You are right in your comment on slide 3 that in the PEPPOL model, senders are required to know two pieces of information about the receiver: The literal business identifier, and what type of business identifier is being used. So if you want to send a document to a Danish company as example, you will have to know that they are registered in the public records as (for example) DK12345678 and that this number refers to a Danish VAT scheme. This makes a lot of sense for PEPPOL because existing business identifiers can be reused rather than having to reinvent and coordinate. There may also be a certain level of confidence in using some trusted source of identification rather than "my-trading-partner@some-service.some-network". How can this fit into the NAPTR generalization scheme?
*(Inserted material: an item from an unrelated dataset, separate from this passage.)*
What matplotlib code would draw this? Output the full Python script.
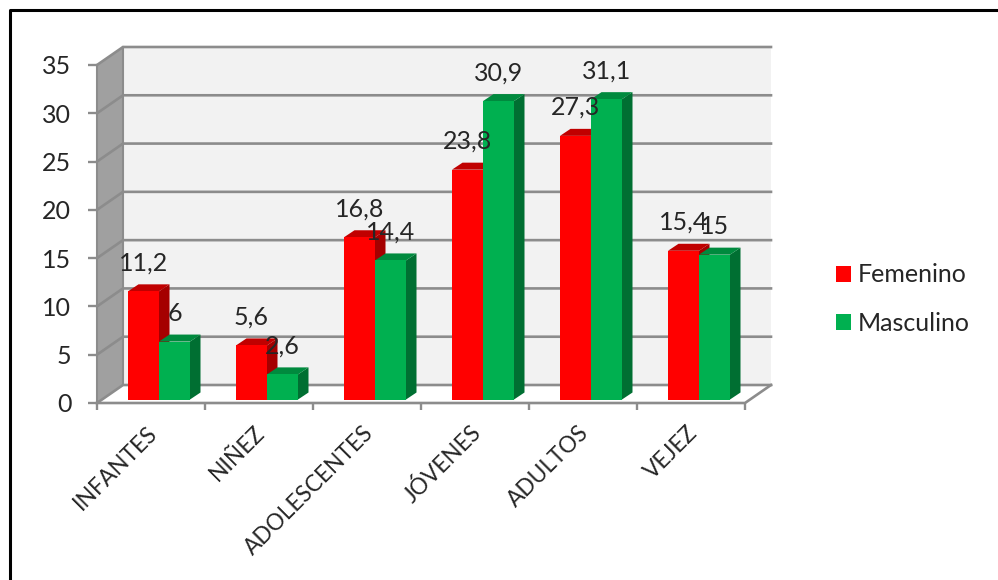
import matplotlib
matplotlib.use("Agg")
import matplotlib.pyplot as plt
from matplotlib.patches import Polygon, Rectangle
from matplotlib.lines import Line2D

plt.rcParams['font.family'] = ['Lato', 'DejaVu Sans']

categories = ["INFANTES", "NIÑEZ", "ADOLESCENTES", "JÓVENES", "ADULTOS", "VEJEZ"]
femenino = [11.2, 5.6, 16.8, 23.8, 27.3, 15.4]
masculino = [6, 2.6, 14.4, 30.9, 31.1, 15]
femenino_labels = ["11,2", "5,6", "16,8", "23,8", "27,3", "15,4"]
masculino_labels = ["6", "2,6", "14,4", "30,9", "31,1", "15"]
y_ticks = [0, 5, 10, 15, 20, 25, 30, 35]

W, H = 998, 580
fig = plt.figure(figsize=(W / 100, H / 100), dpi=100, facecolor="white")

# Front plane of the pseudo-3D box, in figure pixels
left, right, top, bottom = 97, 745, 65, 403
ax = fig.add_axes([left / W, 1 - bottom / H, (right - left) / W, (bottom - top) / H])
ax.set_xlim(-0.5, 5.5)
ax.set_ylim(0, 35)
ax.patch.set_alpha(0)
for s in ax.spines.values():
    s.set_visible(False)

ux = (right - left) / 6      # pixels per category
uy = (bottom - top) / 35     # pixels per value unit


def px(dx):
    return dx / ux


def py(dy):
    return dy / uy


GRID = "#8c8c8c"
TEXT = "#262626"
# Box depth
bx, by = px(26), py(18)
x0, x1 = -0.5, 5.5

# Back wall, side wall and floor
ax.add_patch(Polygon([(x0 + bx, by), (x1 + bx, by), (x1 + bx, 35 + by), (x0 + bx, 35 + by)],
                     fc="#f2f2f2", ec="none", clip_on=False, zorder=1))
ax.add_patch(Polygon([(x0, 0), (x0 + bx, by), (x0 + bx, 35 + by), (x0, 35)],
                     fc="#a0a0a0", ec="none", clip_on=False, zorder=1))
ax.add_patch(Polygon([(x0, 0), (x1, 0), (x1 + bx, by), (x0 + bx, by)],
                     fc="white", ec="none", clip_on=False, zorder=1))

# Grid lines run along the side wall and across the back wall
for t in y_ticks:
    ax.plot([x0, x0 + bx, x1 + bx], [t, t + by, t + by], color=GRID, lw=1.9,
            clip_on=False, zorder=2, solid_joinstyle="miter")
ax.plot([x0 + bx, x0 + bx], [by, 35 + by], color=GRID, lw=1.5, clip_on=False, zorder=2)
ax.plot([x0, x0], [0, 35], color=GRID, lw=1.5, clip_on=False, zorder=2)
ax.plot([x0, x1, x1 + bx], [0, 0, by], color=GRID, lw=1.9, clip_on=False, zorder=2)

# Ticks and tick labels
ax.set_yticks(y_ticks)
ax.set_yticklabels([str(t) for t in y_ticks], fontsize=18, color=TEXT)
ax.tick_params(axis="y", length=6.5, width=1.7, color=GRID, pad=12)
ax.set_xticks([i - 0.5 for i in range(7)])
ax.tick_params(axis="x", length=5, width=1.7, color=GRID, labelbottom=False)

# Category labels end at the tick centre, rotated 45 degrees
for i, name in enumerate(categories):
    ax.annotate(name, xy=(i, 0), xycoords="data", xytext=(2, -19), textcoords="offset points",
                rotation=45, rotation_mode="anchor", ha="right", va="center",
                fontsize=16.3, color=TEXT, annotation_clip=False)

# Bars: front face through ax.bar, top and side faces as offset polygons
dx, dy = px(10.5), py(7)
shift_x = px(8)
bar_w = px(31)
base = py(3.5)


def draw_bar(x, value, face, top_face, side_face, z):
    y0, y1 = base, base + value
    xa, xb = x, x + bar_w
    ax.add_patch(Polygon([(xb, y0), (xb + dx, y0 + dy), (xb + dx, y1 + dy), (xb, y1)],
                         fc=side_face, ec="none", clip_on=False, zorder=z))
    ax.add_patch(Polygon([(xa, y1), (xb, y1), (xb + dx, y1 + dy), (xa + dx, y1 + dy)],
                         fc=top_face, ec="none", clip_on=False, zorder=z))
    ax.bar(xa, value, width=bar_w, bottom=y0, align="edge", color=face, clip_on=False, zorder=z)


RED = ("#ff0000", "#c00000", "#a50000")
GREEN = ("#00b050", "#008a3e", "#006f32")

for i in range(len(categories)):
    xr = i + shift_x - bar_w
    xg = i + shift_x
    draw_bar(xr, femenino[i], *RED, z=3)
    draw_bar(xg, masculino[i], *GREEN, z=4)

# Data labels sit a fixed distance above each bar's front edge
for i in range(len(categories)):
    for x, v, s in ((i + shift_x - bar_w / 2, femenino[i], femenino_labels[i]),
                    (i + shift_x + bar_w / 2, masculino[i], masculino_labels[i])):
        ax.annotate(s, xy=(x, base + v), xytext=(0, 20.5), textcoords="offset points",
                    ha="center", va="center", fontsize=18, color=TEXT,
                    zorder=6, annotation_clip=False)

handles = [Rectangle((0, 0), 1, 1, fc=RED[0]), Rectangle((0, 0), 1, 1, fc=GREEN[0])]
fig.legend(handles, ["Femenino", "Masculino"], loc="upper left",
           bbox_to_anchor=(828.5 / W, 1 - 256 / H), frameon=False, fontsize=18,
           handlelength=0.6, handleheight=0.6, handletextpad=0.26,
           labelspacing=1.02, labelcolor=TEXT, borderpad=0.3, borderaxespad=0)

# Black outline around the chart area
fig.add_artist(Line2D([9.5 / W, 9.5 / W, 1], [0, 1 - 9.5 / H, 1 - 9.5 / H],
                      color="black", lw=2.2, transform=fig.transFigure))

fig.savefig("out.png", dpi=100)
I think I have addressed this question in the above. The NAPTR can contain the “filled-out SML template” (In this use case, you would also need to know the domain part for a given metadata service provider arena.)  If you, however, know the filled-out URL, the NAPTR is arguably a little redundant (and this is deliberate so that backwards compatibility is possible.) Where the generalization starts to show its value, is for future systems that might involve a federation of SML/SMP systems across many domains or different naming systems, for systems that make use of different metadata formats (such as CPP or WS-Policy/WSDL or whatever is next) , or have different metadata service access requirements. And there are also some security features that allow emerging security approaches (DANE, TLSA, DNSSEC signatures over NAPTRs, etc.) to be utilized a little more cleanly. Currently some of these security approaches are awkward when the service hostname is a CNAME, for example.  


I hope this helps clarify the naming problems involved both with DNS names (a core naming identifier system when internet is involved) as well as the business naming authority names (like GLNs, DUNS, ISO 20222, etc. etc.) that are needed in the query to the metadata service.